Of chestnuts, festivals and the place we call home
There’s a new festival in town.
This past weekend saw the first-ever PA Chestnut Festival, held in Castanea to a stupendous turnout well in the hundreds, despite the freezing temperatures.
The addition of the Chestnut Festival to the region’s thriving pool of events, fairs and fests brings some activity to one of the coldest — and typically quietest — times of the year.
And, its success shows that the cold won’t stop people from turning out for a good time, which opens the door to more winter events being added to the region’s roster.
This is a big win for the whole area. It brings in more family-friendly activities for residents and their kids, more revenue to area businesses, vendors and artists, and raises the profile of Clinton County as a tourist hub.
Consider this quote from Committee Chair Rick Schulz during the event: “We increasingly are seeing people at the booths from outside of the county, too. Which, of course, makes us even happier.”
These kinds of events and their continued growth and success is a major source of hope for the area.
Some people are fond of mourning the region’s past — the diminishment of local manufacturing and business, population and service decline are popular topics of complaint, among others.
This is somewhat mirrored by the American Chestnut itself, although the tree has definitely had it worse.
The chestnut is an important symbol for the area. Many people, especially younger readers, may not know the story of the American Chestnut (Castanea dentata).
Many residents have likely never seen this tree in the wild, despite it being the origin of the town’s name.
A keystone species throughout much of the eastern United States, especially throughout the Appalachian region, it is estimated that billions of these trees died due to a blight introduced accidentally from overseas.
The functional extinction of this tree had massive ramifications for our ecosystem, and likely caused the extinction or diminishment of many other species who depended upon the tree.
Some American Chestnuts do survive in the wild, although vanishingly few have reached maturity, and those are protected fiercely. Many others struggle with a grim fate: their trunks and roots continue to send up new shoots, healthy, for a time… before the blight arrives from nearby incubators — frequently oak trees — and kills the new growth once again in a natural example of the myth of Sisyphus.

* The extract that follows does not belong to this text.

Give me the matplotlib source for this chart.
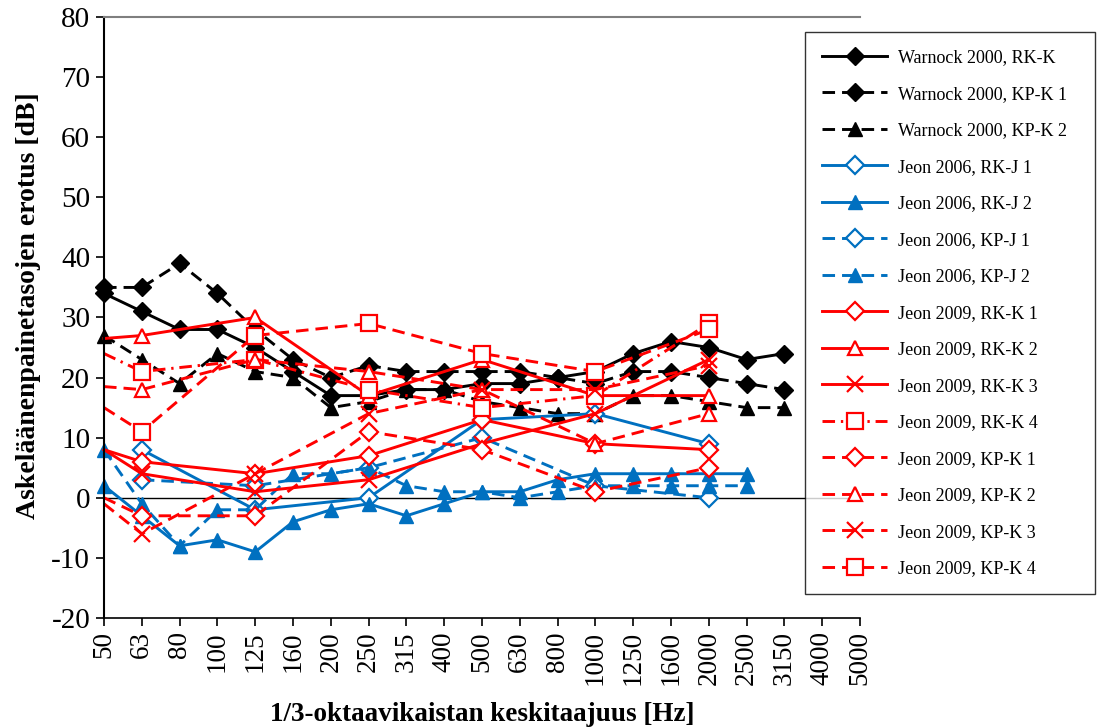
# -*- coding: utf-8 -*-
# Askeläänenpainetasojen erotus 1/3-oktaavikaistoittain (Warnock 2000, Jeon 2006, Jeon 2009)

import numpy as np
import matplotlib
matplotlib.use("Agg")
import matplotlib.pyplot as plt

nan = np.nan

# 1/3-oktaavikaistojen keskitaajuudet
freqs = ["50", "63", "80", "100", "125", "160", "200", "250", "315", "400",
         "500", "630", "800", "1000", "1250", "1600", "2000", "2500", "3150",
         "4000", "5000"]

# Warnock 2000
warnock_rk_k = [34, 31, 28, 28, 25, 21, 17, 17, 18, 18, 19, 19, 20, 21, 24, 26, 25, 23, 24, nan, nan]
warnock_kp_k1 = [35, 35, 39, 34, 28, 23, 20, 22, 21, 21, 21, 21, 20, 19, 21, 21, 20, 19, 18, nan, nan]
warnock_kp_k2 = [27, 23, 19, 24, 21, 20, 15, 16, 18, 18, 16, 15, 14, 14, 17, 17, 16, 15, 15, nan, nan]

# Jeon 2006
jeon06_rk_j1 = [nan, 8, nan, nan, -2, nan, nan, 0, nan, nan, 13, nan, nan, 14, nan, nan, 9, nan, nan, nan, nan]
jeon06_rk_j2 = [2, -3, -8, -7, -9, -4, -2, -1, -3, -1, 1, 1, 3, 4, 4, 4, 4, 4, nan, nan, nan]
jeon06_kp_j1 = [nan, 3, nan, nan, 2, nan, nan, 5, nan, nan, 10, nan, nan, 2, nan, nan, 0, nan, nan, nan, nan]
jeon06_kp_j2 = [8, -1, -8, -2, -2, 4, 4, 5, 2, 1, 1, 0, 1, 2, 2, 2, 2, 2, nan, nan, nan]

# Jeon 2009 (oktaavikaistat, viiva alkaa 50 Hz:stä ilman merkkiä)
jeon09_rk_k1 = [8, 6, nan, nan, 4, nan, nan, 7, nan, nan, 13, nan, nan, 9, nan, nan, 8, nan, nan, nan, nan]
jeon09_rk_k2 = [26.5, 27, nan, nan, 30, nan, nan, 17, nan, nan, 23, nan, nan, 17, nan, nan, 17, nan, nan, nan, nan]
jeon09_rk_k3 = [8, 4, nan, nan, 1, nan, nan, 3, nan, nan, 9, nan, nan, 14, nan, nan, 23, nan, nan, nan, nan]
jeon09_rk_k4 = [24, 21, nan, nan, 23, nan, nan, 18, nan, nan, 15, nan, nan, 17, nan, nan, 29, nan, nan, nan, nan]
jeon09_kp_k1 = [0, -3, nan, nan, -3, nan, nan, 11, nan, nan, 8, nan, nan, 1, nan, nan, 5, nan, nan, nan, nan]
jeon09_kp_k2 = [18.5, 18, nan, nan, 23, nan, nan, 21, nan, nan, 18, nan, nan, 9, nan, nan, 14, nan, nan, nan, nan]
jeon09_kp_k3 = [-1, -6, nan, nan, 4, nan, nan, 14, nan, nan, 18, nan, nan, 18, nan, nan, 22, nan, nan, nan, nan]
jeon09_kp_k4 = [15, 11, nan, nan, 27, nan, nan, 29, nan, nan, 24, nan, nan, 21, nan, nan, 28, nan, nan, nan, nan]

BLACK = "#000000"
BLUE = "#0070C0"
RED = "#FF0000"

SOLID = (None, None)
DASH = (4.3, 2.4)
DASHDOT = (4.3, 2.0, 0.8, 2.0)

# (nimi, data, väri, viiva, merkki, täytetty, merkki 50 Hz:llä)
series = [
    ("Warnock 2000, RK-K", warnock_rk_k, BLACK, SOLID, "D", True, True),
    ("Warnock 2000, KP-K 1", warnock_kp_k1, BLACK, DASH, "D", True, True),
    ("Warnock 2000, KP-K 2", warnock_kp_k2, BLACK, DASH, "^", True, True),
    ("Jeon 2006, RK-J 1", jeon06_rk_j1, BLUE, SOLID, "D", False, True),
    ("Jeon 2006, RK-J 2", jeon06_rk_j2, BLUE, SOLID, "^", True, True),
    ("Jeon 2006, KP-J 1", jeon06_kp_j1, BLUE, DASH, "D", False, True),
    ("Jeon 2006, KP-J 2", jeon06_kp_j2, BLUE, DASH, "^", True, True),
    ("Jeon 2009, RK-K 1", jeon09_rk_k1, RED, SOLID, "D", False, False),
    ("Jeon 2009, RK-K 2", jeon09_rk_k2, RED, SOLID, "^", False, False),
    ("Jeon 2009, RK-K 3", jeon09_rk_k3, RED, SOLID, "x", False, False),
    ("Jeon 2009, RK-K 4", jeon09_rk_k4, RED, DASHDOT, "s", False, False),
    ("Jeon 2009, KP-K 1", jeon09_kp_k1, RED, DASH, "D", False, False),
    ("Jeon 2009, KP-K 2", jeon09_kp_k2, RED, DASH, "^", False, False),
    ("Jeon 2009, KP-K 3", jeon09_kp_k3, RED, DASH, "x", False, False),
    ("Jeon 2009, KP-K 4", jeon09_kp_k4, RED, DASH, "s", False, False),
]

MARKER_SIZE = {"D": 9, "^": 10, "x": 11, "s": 11}

plt.rcParams["font.family"] = ["Liberation Serif", "DejaVu Serif"]
plt.rcParams["axes.unicode_minus"] = False

fig = plt.figure(figsize=(11.09, 7.27), dpi=100)
ax = fig.add_axes([0.0938, 0.150, 0.6817, 0.8266])

x_all = np.arange(len(freqs))
for name, values, color, dash, marker, filled, first_marker in series:
    y = np.array(values, dtype=float)
    ok = ~np.isnan(y)
    xs, ys = x_all[ok], y[ok]
    start = 0 if first_marker else 1
    line, = ax.plot(xs, ys, color=color, lw=2.1, marker=marker,
                    markersize=MARKER_SIZE[marker],
                    markerfacecolor=color if filled else "white",
                    markeredgecolor=color,
                    markeredgewidth=1.6 if not filled else 1.0,
                    markevery=list(range(start, len(xs))),
                    label=name, clip_on=False)
    if dash != SOLID:
        line.set_dashes(dash)

ax.axhline(0, color="black", lw=1.0, zorder=1)

ax.set_xlim(0, len(freqs) - 1)
ax.set_ylim(-20, 80)
ax.set_xticks(x_all)
ax.set_xticklabels(freqs, rotation=90, fontsize=19.5)
ax.set_yticks(np.arange(-20, 81, 10))
ax.tick_params(axis="y", labelsize=21, direction="out", length=6, width=1.2, pad=4)
ax.tick_params(axis="x", direction="out", length=6, width=1.2)

ax.spines["right"].set_visible(False)
ax.spines["top"].set_color("#7f7f7f")
ax.spines["top"].set_linewidth(1.5)
ax.spines["left"].set_linewidth(1.5)
ax.spines["bottom"].set_linewidth(1.2)

ax.set_xlabel("1/3-oktaavikaistan keskitaajuus [Hz]", fontsize=19.5, fontweight="bold", labelpad=12)
ax.set_ylabel("Askeläänenpainetasojen erotus [dB]", fontsize=20, fontweight="bold")
ax.yaxis.set_label_coords(-0.084, 0.52)

leg = fig.legend(loc="upper left", bbox_to_anchor=(0.726, 0.195, 0.261, 0.761),
                 mode="expand", borderaxespad=0, fontsize=13, frameon=True,
                 fancybox=False, edgecolor="black", handlelength=3.6,
                 labelspacing=1.08, borderpad=0.95, handletextpad=0.6)
leg.get_frame().set_linewidth(1.0)

fig.savefig("out.png", dpi=100)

There are attempts in progress to do complicated genetic hybridization with blight-resistent strains of other species of chestnut in an effort to produce a chestnut with a majority of American genes, but that is capable of withstanding the blight.
We hope that these efforts bear fruit — or nuts, we suppose — and that one day, some year in the future, the PA Chestnut Festival can welcome this native tree back to the town that bears its name.
Until then, the festival can keep the legacy of this keystone species alive while contributing to the future of Clinton County.
Much like the tree, people here are fighters. While we haven’t been exempt from the decline which has struck rural America, there are some really great, upstanding people who are putting in a lot of work to figure out ways to bring some of yesteryear’s glamour back to the county.
The chestnut is an allegory for Clinton County that we can all be proud of.
Be like the chestnut: keep on fighting for a better tomorrow.